Did You You Know that Dietrich Bonhoeffer Was a Youth Pastor? [Book Week] October 9, 2014

Last Friday I was wandering through my old stomping grounds, the National Youth Workers Convention, in Sacramento. Beside me was Andrew Root, a friend since we were both Ph.D. students at Princeton Theological Seminary. Later that day we would sit together on a theological panel considering the state of the science-and-religion dialogue, but at that moment we were wandering through the conference book store.

Andrew Root

Root is among the top rank of theologians working in youth ministry today, and he is undisputedly the most prolific author in the field, often publishing two books per year. Virtually an entire table was committed to his books, but one book was no where to be found. Root’s latest book, Bonhoeffer as Youth Worker: A Theological Vision for Discipleship and Life Together was sold out, and the conference wasn’t even 24 hours old.
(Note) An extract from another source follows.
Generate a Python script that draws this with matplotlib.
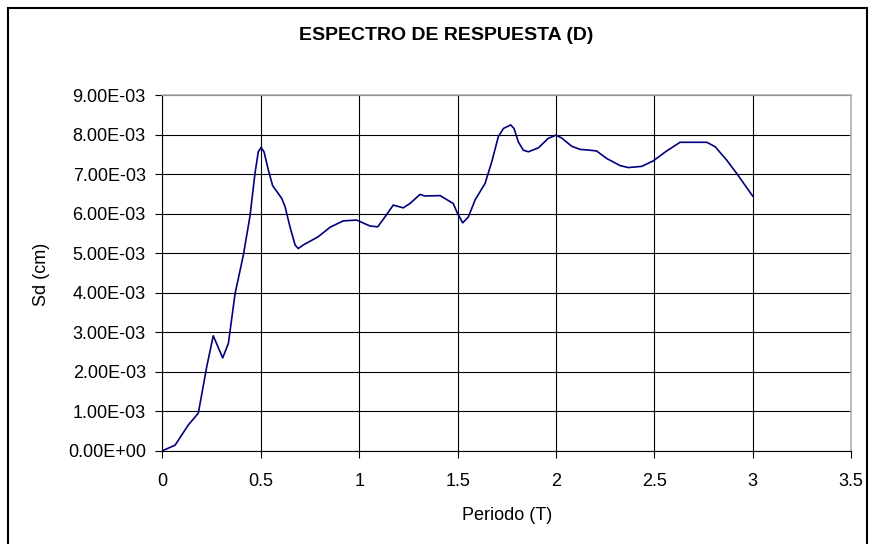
import matplotlib
matplotlib.use("Agg")
import matplotlib.pyplot as plt
from matplotlib.patches import Rectangle

plt.rcParams['font.family'] = ['Liberation Sans', 'DejaVu Sans']

# Data (Periodo T, Sd in units of 1e-3 cm)
periodo = [0.0, 0.064, 0.131, 0.182, 0.225, 0.258, 0.306, 0.335, 0.369,
           0.411, 0.445, 0.470, 0.487, 0.501, 0.516, 0.538, 0.560, 0.606, 0.623,
           0.648, 0.674, 0.690, 0.716, 0.792, 0.852, 0.919, 0.987, 1.055, 1.094,
           1.131, 1.173, 1.224, 1.258, 1.309, 1.334, 1.411, 1.478, 1.496, 1.526,
           1.555, 1.589, 1.640, 1.674, 1.707, 1.733, 1.770, 1.787, 1.809, 1.834,
           1.860, 1.911, 1.961, 2.000, 2.029, 2.080, 2.123, 2.173, 2.207, 2.258,
           2.326, 2.368, 2.436, 2.495, 2.563, 2.631, 2.767, 2.809, 2.868, 2.919,
           3.0]
sd_milli = [0.0, 0.14, 0.65, 0.95, 2.13, 2.91, 2.35, 2.72, 3.98,
            4.95, 5.95, 7.02, 7.57, 7.68, 7.57, 7.11, 6.71, 6.39, 6.18,
            5.67, 5.21, 5.12, 5.21, 5.42, 5.66, 5.82, 5.84, 5.69, 5.67,
            5.92, 6.22, 6.15, 6.26, 6.49, 6.45, 6.46, 6.26, 6.05, 5.77,
            5.92, 6.35, 6.77, 7.32, 7.95, 8.16, 8.25, 8.16, 7.82, 7.61,
            7.57, 7.67, 7.91, 7.99, 7.92, 7.71, 7.63, 7.61, 7.59, 7.40,
            7.22, 7.17, 7.20, 7.34, 7.59, 7.81, 7.81, 7.70, 7.36, 7.02,
            6.45]
sd = [v * 1e-3 for v in sd_milli]

x_ticks = [0, 0.5, 1, 1.5, 2, 2.5, 3, 3.5]
x_tick_labels = ['0', '0.5', '1', '1.5', '2', '2.5', '3', '3.5']
y_ticks = [i * 1e-3 for i in range(10)]
y_tick_labels = ['0.00E+00', '1.00E-03', '2.00E-03', '3.00E-03', '4.00E-03',
                 '5.00E-03', '6.00E-03', '7.00E-03', '8.00E-03', '9.00E-03']

title = 'ESPECTRO DE RESPUESTA (D)'
xlabel = 'Periodo (T)'
ylabel = 'Sd (cm)'

W, H = 870, 544
fig = plt.figure(figsize=(W / 100, H / 100), dpi=100)

# outer chart border
fig.patches.append(Rectangle((8 / W, -0.05), (867 - 8) / W, 1.05 - 8 / H,
                             transform=fig.transFigure, fill=False,
                             edgecolor='black', linewidth=1.5))

left, right, top, bottom = 162.5, 851, 95.3, 450.7
ax = fig.add_axes([left / W, 1 - bottom / H, (right - left) / W, (bottom - top) / H])

ax.plot(periodo, sd, color='#000080', linewidth=1.2, zorder=3,
        solid_joinstyle='round')

ax.set_xlim(0, 3.5)
ax.set_ylim(0, 9e-3)
ax.set_xticks(x_ticks)
ax.set_xticklabels(x_tick_labels, fontsize=13)
ax.set_yticks(y_ticks)
ax.set_yticklabels(y_tick_labels, fontsize=13)
ax.tick_params(direction='out', length=5, width=0.8, color='black')
ax.tick_params(axis='y', pad=7)
ax.tick_params(axis='x', pad=11)
ax.grid(True, color='black', linewidth=0.8)
ax.set_axisbelow(True)

for s in ['left', 'bottom']:
    ax.spines[s].set_color('black')
    ax.spines[s].set_linewidth(0.8)
for s in ['top', 'right']:
    ax.spines[s].set_color('#b0b0b0')
    ax.spines[s].set_linewidth(1.2)

fig.text(446 / W, 1 - 36 / H, title, ha='center', va='center',
         fontsize=14, fontweight='bold')
fig.text(507 / W, 1 - 515 / H, xlabel, ha='center', va='center', fontsize=13)
fig.text(42 / W, 1 - 274 / H, ylabel, ha='center', va='center', fontsize=13,
         rotation=90)

fig.savefig('out.png', dpi=100)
The popularity of Root’s new book is testament to a couple things, not least of which is the ongoing interest in Bonhoeffer, a 20th century theologian, activist, and martyr. Root has long studied Bonhoeffer, and he’s used the content of Bonhoeffer’s unfinished masterpiece, Ethics, to argue that relationship is not a means to an end in Christian ministry — relationship is the telos of ministry, since that’s where Christ enters the human situation.

Now Root has looked directly at Bonhoeffer’s legacy as a youth worker. It turns out that Bonhoeffer’s work with children and youth was more important to his development as a theologian than many realized. For example, Root writes that from 1925 to 1927, Bonhoeffer taught weekly catechism classes to youth and preached a weekly children’s sermon in worship. Root quotes Eberhard Bethge’s magisterial biography of Bonhoeffer, “He made biblical stories as exciting as sagas or as appealing as fairy tales. He went to great trouble to hold the children’s attention, which is why he so carefully wrote out in advance what he proposed to tell them.”

As any of us who have done youth ministry knows, adolescents often ask the most pointed questions about faith and belief. In chapter 6, Root recounts an astounding story from Bonhoeffer’s time in Barcelona, during which he concentrated on youth work. There, a young boy tearfully told Bonhoeffer, “Mr. Wolf is dead!” Mr. Wolf was the boy’s dog, and after Bonhoeffer consoled him, the boy asked, “Will I see Mr. Wolf again?”

You’ve got to get Root’s book to find out how Bonhoeffer answered, and to discover why that answer “reveals so well the heart of Dietrich Bonhoeffer and why he is the forefather to the theological turn in youth ministry.”

If you want to see Root’s own theological heart — and you’re ready for some more heavy-duty theology — I commend to you his Christopraxis: A Practical Theology of the Cross. Basically, Root is frustrated that the current state of practical theology has turned toward the empirical and thus squeezed out any room for human experience of divine action. Too much, practical theology has become a sociology of religious experience, he argues, rather than a framework for helping people understand their very real experiences with God. Using theologians like Eberhard Jüngel, James Loder, Karl Barth, and Douglas John Hall, Root works to correct that.

I will be interested to see how the practical theology guild responds to Root’s challenge. Like Andy, my own Ph.D. is in this field, and I too was surprised at how empirically focused the whole field was. Progressive and liberal Christians in general have a hard time talking about God, so maybe I shouldn’t have been surprised.

Christopraxis throws down a gauntlet of sorts in practical theology. Since these academic guilds at glacial speed, it will take some time to tell if that challenge is taken seriously. I, for one, hope it is.